If you're familiar with any of Sono's previous efforts- Suicide Club, Love Exposure chiefly for worse and better- you may know what to expect. Then again, maybe not. Unlike those films, Sono, in a rather wise move, doesn't sensationalize the violence and gore, and believe you me there is plenty of it to go around, since he's trying to stick to a somewhat more realistic aesthetic than the sensationalism of the epic Love Exposure. He draws out his characters more naturally, and the acting is sometimes over the top (certainly from Denden, who chews up scenery faster than Sono can dish out lines for him to bark), but not to the point where we're drawn out of the film's weirder moments... that is until the last half hour, when it goes into total Gonzo-mode. This is especially helpful as Sono is dealing with some highly dramatic things on screen: abuse, rape, insanity, the works.

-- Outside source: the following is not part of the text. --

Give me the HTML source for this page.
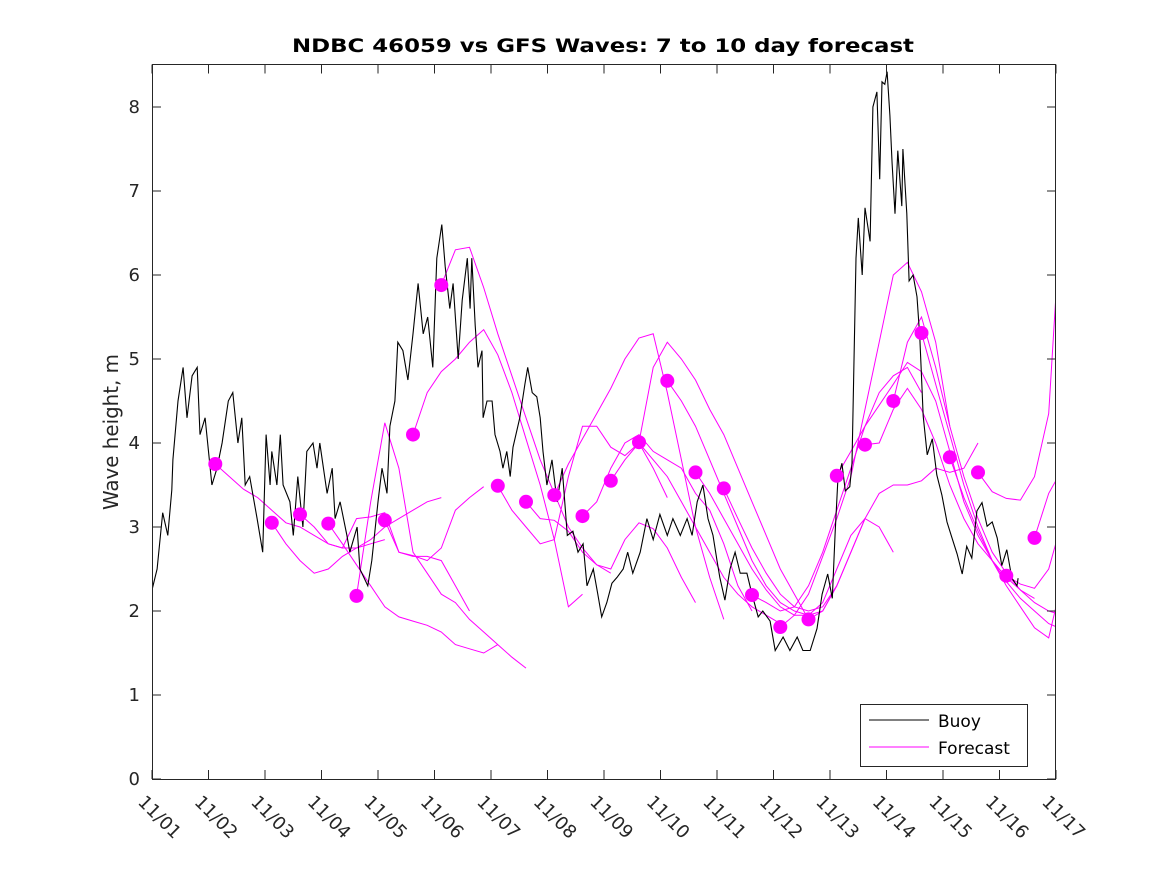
<!DOCTYPE html>
<html><head><meta charset="utf-8"><style>
html,body{margin:0;padding:0;background:#fff;}
svg{display:block;font-family:"DejaVu Sans","Liberation Sans",sans-serif;}
</style></head><body>
<svg id="chart" width="1167" height="875" viewBox="0 0 1167 875" xmlns="http://www.w3.org/2000/svg">
<rect x="0" y="0" width="1167" height="875" fill="#fff"/>
<text x="603" y="52" text-anchor="middle" font-size="19" font-weight="bold" fill="#000" textLength="622" lengthAdjust="spacingAndGlyphs">NDBC 46059 vs GFS Waves: 7 to 10 day forecast</text>
<text x="0" y="0" transform="translate(118,432) rotate(-90)" text-anchor="middle" font-size="20" fill="#262626" textLength="156" lengthAdjust="spacingAndGlyphs">Wave height, m</text>
<defs><clipPath id="clip"><rect x="152" y="64" width="904" height="715"/></clipPath></defs>
<g id="forecasts" clip-path="url(#clip)"></g>
<g id="buoy" clip-path="url(#clip)"></g>
<g id="dots" clip-path="url(#clip)"></g>
<g id="axes"></g>
<g>
<rect x="860.5" y="704.5" width="167" height="62" fill="#fff" stroke="#262626" stroke-width="1"/>
<line x1="869" y1="720" x2="929" y2="720" stroke="#000" stroke-width="1"/>
<text x="938" y="727" font-size="17" fill="#000">Buoy</text>
<line x1="869" y1="747" x2="929" y2="747" stroke="#ff00ff" stroke-width="1"/>
<text x="938" y="754" font-size="17" fill="#000">Forecast</text>
</g>
</svg>
<script>
const xTickLabels=["11/01","11/02","11/03","11/04","11/05","11/06","11/07","11/08","11/09","11/10","11/11","11/12","11/13","11/14","11/15","11/16","11/17"];
const yTickLabels=["0","1","2","3","4","5","6","7","8"];
const buoyDay=[0,.09,.19,.28,.35,.37,.46,.55,.62,.71,.80,.85,.94,1.06,1.15,1.24,1.35,1.43,1.52,1.59,1.65,1.73,1.86,1.96,2.02,2.09,2.12,2.21,2.27,2.32,2.44,2.50,2.58,2.67,2.74,2.85,2.92,2.97,3.10,3.19,3.24,3.33,3.45,3.50,3.63,3.68,3.82,3.89,4.00,4.07,4.16,4.21,4.30,4.35,4.44,4.53,4.62,4.71,4.80,4.88,4.97,5.04,5.13,5.19,5.27,5.33,5.42,5.49,5.58,5.63,5.66,5.72,5.77,5.84,5.86,5.93,6.02,6.07,6.16,6.21,6.28,6.34,6.39,6.51,6.60,6.65,6.73,6.81,6.87,6.92,6.99,7.08,7.17,7.26,7.35,7.45,7.54,7.63,7.70,7.81,7.89,7.96,8.05,8.14,8.23,8.34,8.42,8.51,8.64,8.76,8.87,8.99,9.12,9.22,9.35,9.47,9.56,9.65,9.75,9.84,9.93,10.00,10.05,10.14,10.23,10.32,10.41,10.53,10.62,10.73,10.81,10.94,11.03,11.17,11.29,11.42,11.52,11.65,11.77,11.86,11.96,12.04,12.09,12.14,12.21,12.27,12.35,12.39,12.42,12.46,12.50,12.57,12.62,12.71,12.76,12.83,12.88,12.92,12.97,13.01,13.06,13.10,13.15,13.20,13.27,13.29,13.36,13.40,13.47,13.54,13.59,13.65,13.72,13.81,13.89,13.98,14.07,14.16,14.25,14.34,14.42,14.51,14.60,14.69,14.78,14.87,14.96,15.04,15.13,15.22,15.31,15.33];
const buoyHs=[2.25,2.5,3.17,2.9,3.44,3.8,4.5,4.9,4.3,4.8,4.9,4.1,4.3,3.5,3.7,4.0,4.5,4.6,4.0,4.3,3.5,3.6,3.1,2.7,4.1,3.5,3.9,3.5,4.1,3.5,3.3,2.9,3.6,3.0,3.9,4.0,3.7,4.0,3.4,3.7,3.1,3.3,2.9,2.7,3.0,2.5,2.3,2.6,3.3,3.7,3.4,4.2,4.5,5.2,5.1,4.75,5.3,5.9,5.3,5.5,4.9,6.2,6.6,6.1,5.6,5.9,5.0,5.7,6.2,5.6,6.2,5.4,4.9,5.1,4.3,4.5,4.5,4.1,3.9,3.7,3.9,3.6,3.95,4.3,4.7,4.9,4.6,4.55,4.3,3.9,3.5,3.8,3.3,3.7,2.9,2.95,2.7,2.8,2.3,2.5,2.2,1.93,2.1,2.33,2.4,2.5,2.7,2.45,2.7,3.1,2.85,3.15,2.9,3.1,2.9,3.1,2.9,3.3,3.5,3.1,2.9,2.6,2.4,2.13,2.5,2.7,2.45,2.45,2.2,1.93,2.0,1.88,1.53,1.69,1.53,1.69,1.53,1.53,1.79,2.2,2.44,2.15,2.92,3.57,3.76,3.43,3.48,3.76,4.8,6.2,6.68,6.0,6.8,6.4,8.0,8.18,7.14,8.3,8.27,8.42,7.9,7.33,6.73,7.48,6.82,7.5,6.73,5.93,6.0,5.74,5.26,4.32,3.86,4.05,3.62,3.38,3.06,2.87,2.68,2.44,2.77,2.63,3.19,3.29,3.01,3.06,2.87,2.54,2.73,2.39,2.3,2.39];
const fcStart=[1.12,2.12,2.62,3.12,3.62,4.12,4.62,5.12,6.12,6.62,7.12,7.62,8.12,8.62,9.12,9.62,10.12,10.62,11.12,11.62,12.12,12.62,13.12,13.62,14.12,14.62,15.12,15.62];
const fcValues=[
[3.75,3.6,3.45,3.35,3.2,3.05,3.0,2.9,2.8,2.75,2.75,2.8,2.85],
[3.05,2.8,2.6,2.45,2.5,2.65,2.75,2.85,3.0,3.1,3.2,3.3,3.35],
[3.15,3.0,2.8,2.75,3.1,3.12,3.17,2.7,2.65,2.65,2.6,2.3,2.0],
[3.04,2.8,2.55,2.3,2.05,1.93,1.88,1.83,1.75,1.6,1.55,1.5,1.6],
[2.18,3.3,4.24,3.7,2.7,2.45,2.2,2.1,1.9,1.75,1.6,1.45,1.32],
[3.08,2.7,2.66,2.6,2.75,3.2,3.35,3.48,null,null,null,null,null],
[4.1,4.6,4.85,5.0,5.2,5.35,5.05,4.6,4.05,3.5,2.85,2.05,2.2],
[5.88,6.3,6.33,5.85,5.3,4.8,4.3,3.8,3.4,3.0,2.75,2.55,2.45],
[3.49,3.2,3.0,2.8,2.85,3.6,4.2,4.2,3.95,3.85,4.0,3.7,3.35],
[3.3,3.1,3.08,2.95,2.7,2.55,2.5,2.85,3.05,2.98,2.75,2.4,2.1],
[3.38,3.75,4.05,4.35,4.65,5.0,5.25,5.3,4.6,3.8,3.0,2.4,1.9],
[3.13,3.3,3.7,4.0,4.1,3.9,3.8,3.7,3.4,3.2,2.8,2.3,2.0],
[3.55,3.8,4.0,3.8,3.6,3.3,3.0,2.7,2.4,2.2,2.05,1.95,1.85],
[4.01,4.9,5.2,5.0,4.75,4.4,4.1,3.7,3.3,2.9,2.5,2.2,1.9],
[4.74,4.5,4.2,3.8,3.4,3.0,2.6,2.3,2.1,2.0,1.95,2.0,2.3],
[3.65,3.4,3.1,2.8,2.5,2.25,2.05,1.95,1.95,2.1,2.5,2.9,3.1],
[3.46,3.1,2.75,2.45,2.2,2.05,2.0,2.05,2.3,2.7,3.1,3.0,2.7],
[2.19,2.1,2.0,2.05,2.3,2.7,3.2,3.7,4.2,4.6,4.8,4.9,4.6],
[1.81,1.95,2.2,2.65,3.1,3.6,4.4,5.2,6.0,6.15,5.8,5.2,4.2],
[1.9,2.0,2.3,2.7,3.1,3.4,3.5,3.5,3.55,3.7,3.65,3.7,4.0],
[3.61,3.9,4.2,4.45,4.7,4.96,4.85,4.5,3.9,3.3,2.9,2.6,2.4],
[3.98,4.0,4.4,4.65,4.4,4.0,3.5,3.1,2.8,2.6,2.4,2.25,2.15],
[4.5,5.2,5.5,4.9,4.2,3.6,3.1,2.7,2.45,2.25,2.1,2.0,1.95],
[5.31,4.7,4.1,3.5,3.0,2.6,2.35,2.15,2.0,1.85,1.78,1.75,1.78],
[3.83,3.35,2.95,2.6,2.3,2.05,1.8,1.68,2.4,3.6,null,null,null],
[3.65,3.42,3.34,3.32,3.6,4.35,7.1,null,null,null,null,null,null],
[2.42,2.32,2.27,2.5,3.1,3.5,null,null,null,null,null,null,null],
[2.87,3.4,3.7,3.7,3.8,null,null,null,null,null,null,null,null]
];
const fcStep=0.25;

const NS="http://www.w3.org/2000/svg";
const X0=152,X1=1056,Y0=779,Y1=65;
const xMax=16,yMax=8.5;
function sx(d){return X0+d*(X1-X0)/xMax;}
function sy(v){return Y0-v*(Y0-Y1)/yMax;}
function mk(tag,attrs,parent){const e=document.createElementNS(NS,tag);for(const k in attrs)e.setAttribute(k,attrs[k]);parent.appendChild(e);return e;}

const fg=document.getElementById('forecasts');
fcValues.forEach((vals,i)=>{
  let d="",pen=false;
  vals.forEach((v,j)=>{
    if(v===null){pen=false;return;}
    const px=sx(fcStart[i]+j*fcStep),py=sy(v);
    d+=(pen?"L":"M")+px.toFixed(1)+","+py.toFixed(1);pen=true;
  });
  const p=mk('path',{d:d,fill:'none',stroke:'#ff00ff','stroke-width':1},fg);
  
  
});
const bg=document.getElementById('buoy');
let bd="";
buoyDay.forEach((t,i)=>{bd+=(i?"L":"M")+sx(t).toFixed(1)+","+sy(buoyHs[i]).toFixed(1);});
const bp=mk('path',{d:bd,fill:'none',stroke:'#000','stroke-width':1.1,'stroke-linejoin':'miter'},bg);


const dg=document.getElementById('dots');
fcValues.forEach((vals,i)=>{
  const c=mk('circle',{cx:sx(fcStart[i]).toFixed(1),cy:sy(vals[0]).toFixed(1),r:7,fill:'#ff00ff'},dg);
  
  
});
const ag=document.getElementById('axes');
const box=mk('rect',{x:X0+0.5,y:64.5,width:X1-X0-1,height:Y0-64,fill:'none',stroke:'#262626','stroke-width':1},ag);


xTickLabels.forEach((lab,i)=>{
  const x=sx(i);
  mk('line',{x1:x,y1:Y0,x2:x,y2:Y0-9,stroke:'#262626'},ag);
  mk('line',{x1:x,y1:64.5,x2:x,y2:73.5,stroke:'#262626'},ag);
  const t=mk('text',{x:0,y:0,transform:'translate('+(x-15)+',803) rotate(45)','font-size':18,fill:'#262626'},ag);
  t.textContent=lab;
  
  
});
yTickLabels.forEach((lab,i)=>{
  const y=sy(i);
  mk('line',{x1:X0,y1:y,x2:X0+9,y2:y,stroke:'#262626'},ag);
  mk('line',{x1:X1,y1:y,x2:X1-9,y2:y,stroke:'#262626'},ag);
  const t=mk('text',{x:140,y:y+6,'text-anchor':'end','font-size':18,fill:'#262626'},ag);
  t.textContent=lab;
  
  
});
</script>
</body></html>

It might be telling that the poster image of the film is almost identical (and probably not by accident) to the one for Sam Peckinpah's Straw Dogs, also a film about a man bottling up everything inside and then it exploding when pushed to the edge. For the Japanese, and for a character as emotionally bottled up as Shamoto, who's only release is looking at the stars, a guy like Murata is both the best and worst thing that's ever happened to him (best as in he does finally open up emotionally, worst in that his life will forever be in misery and madness). Cold Weather is extreme in violence and subject matter, but it has strong points about human responsibility and familial dysfunction.